Durante el otoño de 1940, la población británica se fue acostumbrando a vivir bajo la amenaza constante de los bombardeos. Aunque Hitler había dado orden a su aviación de arrasar Londres, la realidad es que la mayoría de sus habitantes continuó acudiendo a su trabajo. Las visitas de los bombarderos germanos no lograría alterar de manera significativa la vida cotidiana de sus habitantes, armados de la inalterable flema británica.
Por su parte, las autoridades tomaron las medidas necesarias para que los londinenses pudieran protegerse de las bombas. Así pues, se dejaron en la calle grandes cantidades de sacos terreros a disposición de cualquier persona que los pudiera necesitar. Su utilidad iba desde proteger escaparates a emplear la arena que contenían para apagar los fuegos provocados por las bombas incendiarias.
Para que los sacos de arena pudieran ser encontrados fácilmente, incluso de noche, fueron colocados junto a las farolas. Conforme los ciudadanos disponían de ellos, se procedía a su reposición.

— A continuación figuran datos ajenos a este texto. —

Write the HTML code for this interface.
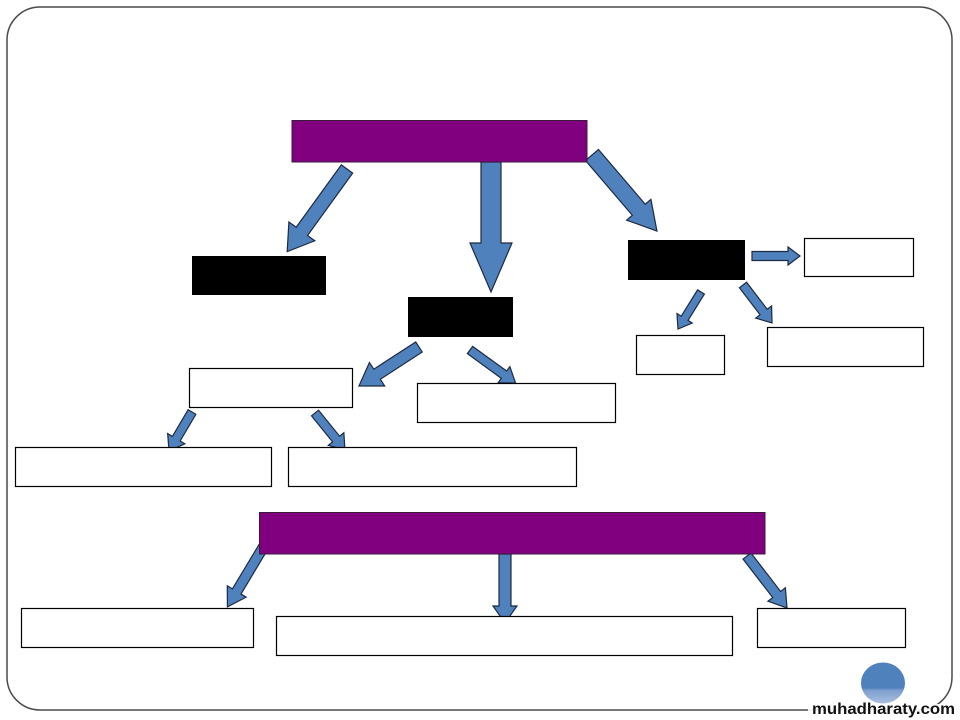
<!DOCTYPE html>
<html><head><meta charset="utf-8"><style>
html,body{margin:0;padding:0;background:#fff;}
svg{display:block;}
</style></head><body>
<svg width="960" height="720" viewBox="0 0 960 720" xmlns="http://www.w3.org/2000/svg">
<defs>
<linearGradient id="cg" x1="0" y1="0" x2="0" y2="1">
<stop offset="0" stop-color="#4f81bd"/>
<stop offset="0.62" stop-color="#4f81bd"/>
<stop offset="0.68" stop-color="#7f9fcf"/>
<stop offset="1" stop-color="#a9bfe0"/>
</linearGradient>
</defs>
<rect x="0" y="0" width="960" height="720" fill="#fff"/>
<rect x="7" y="7" width="945" height="703" rx="33" ry="33" fill="none" stroke="#4a4a4a" stroke-width="1.5"/>

<g fill="#4f81bd" stroke="#1e2a40" stroke-width="1.2" stroke-linejoin="miter">
<polygon transform="translate(347,169) rotate(125.9)" points="0,-7 77,-7 77,-16 102,0 77,16 77,7 0,7"/>
<polygon transform="translate(491,162) rotate(90)" points="0,-10 81,-10 81,-21 130,0 81,21 81,10 0,10"/>
<polygon transform="translate(592,155) rotate(49.5)" points="0,-8.5 72,-8.5 72,-16 100,0 72,16 72,8.5 0,8.5"/>
<polygon transform="translate(752,256)" points="0,-4.5 36,-4.5 36,-9 48,0 36,9 36,4.5 0,4.5"/>
<polygon transform="translate(701,292) rotate(121.9)" points="0,-4 31,-4 31,-9 43.6,0 31,9 31,4 0,4"/>
<polygon transform="translate(743,285) rotate(52.6)" points="0,-4.5 34,-4.5 34,-10 47.8,0 34,10 34,4.5 0,4.5"/>
<polygon transform="translate(419,347) rotate(147)" points="0,-6 50,-6 50,-14 71.6,0 50,14 50,6 0,6"/>
<polygon transform="translate(470,350) rotate(36)" points="0,-4.5 42,-4.5 42,-10 56.4,0 42,10 42,4.5 0,4.5"/>
<polygon transform="translate(192,412) rotate(120.5)" points="0,-4.5 31,-4.5 31,-10 45.3,0 31,10 31,4.5 0,4.5"/>
<polygon transform="translate(315,413) rotate(51)" points="0,-4.5 33.5,-4.5 33.5,-10 47.6,0 33.5,10 33.5,4.5 0,4.5"/>
<polygon transform="translate(264,546) rotate(121)" points="0,-5 53,-5 53,-11 71,0 53,11 53,5 0,5"/>
<polygon transform="translate(505,554) rotate(90)" points="0,-6 52,-6 52,-12 69,0 52,12 52,6 0,6"/>
<polygon transform="translate(747,556) rotate(52.4)" points="0,-5 48.6,-5 48.6,-11 65.6,0 48.6,11 48.6,5 0,5"/>
</g>

<rect x="292" y="120.5" width="295" height="41.5" fill="#800080" stroke="#3a1a3a" stroke-width="1"/>
<rect x="259.5" y="512.5" width="505.5" height="41.5" fill="#800080" stroke="#3a1a3a" stroke-width="1"/>

<rect x="192" y="256" width="134" height="39" fill="#000"/>
<rect x="408" y="297" width="105" height="40" fill="#000"/>
<rect x="628" y="240" width="117" height="40" fill="#000"/>

<g fill="#fff" stroke="#000" stroke-width="1.2">
<rect x="804.5" y="238.5" width="109" height="38"/>
<rect x="767.5" y="327.5" width="156" height="39"/>
<rect x="636.5" y="335.5" width="88" height="39"/>
<rect x="189.5" y="368.5" width="163" height="39"/>
<rect x="417.5" y="383.5" width="198" height="39"/>
<rect x="15.5" y="447.5" width="256" height="39"/>
<rect x="288.5" y="447.5" width="288" height="39"/>
<rect x="21.5" y="608.5" width="232" height="39"/>
<rect x="276.5" y="616.5" width="456" height="39"/>
<rect x="757.5" y="608.5" width="148" height="39"/>
</g>

<ellipse cx="883" cy="683" rx="22" ry="20.5" fill="url(#cg)"/>
<rect x="808" y="704" width="152" height="16" fill="#fff" opacity="0.9"/>
<text x="812" y="714" font-family="'Liberation Sans', sans-serif" font-weight="bold" font-size="16" textLength="143" lengthAdjust="spacingAndGlyphs" fill="#111">muhadharaty.com</text>
</svg>
</body></html>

Pero al poco tiempo se observó que la demanda de sacos de arena había descendido abruptamente. La razón era que la gente se lo pensaba dos veces antes de llevarse alguno de estos sacos, debido al olor insoportable que desprendían.
La culpa la tenían los perros, pues preferían para hacer sus necesidades las farolas que tenían en su base los sacos de arena.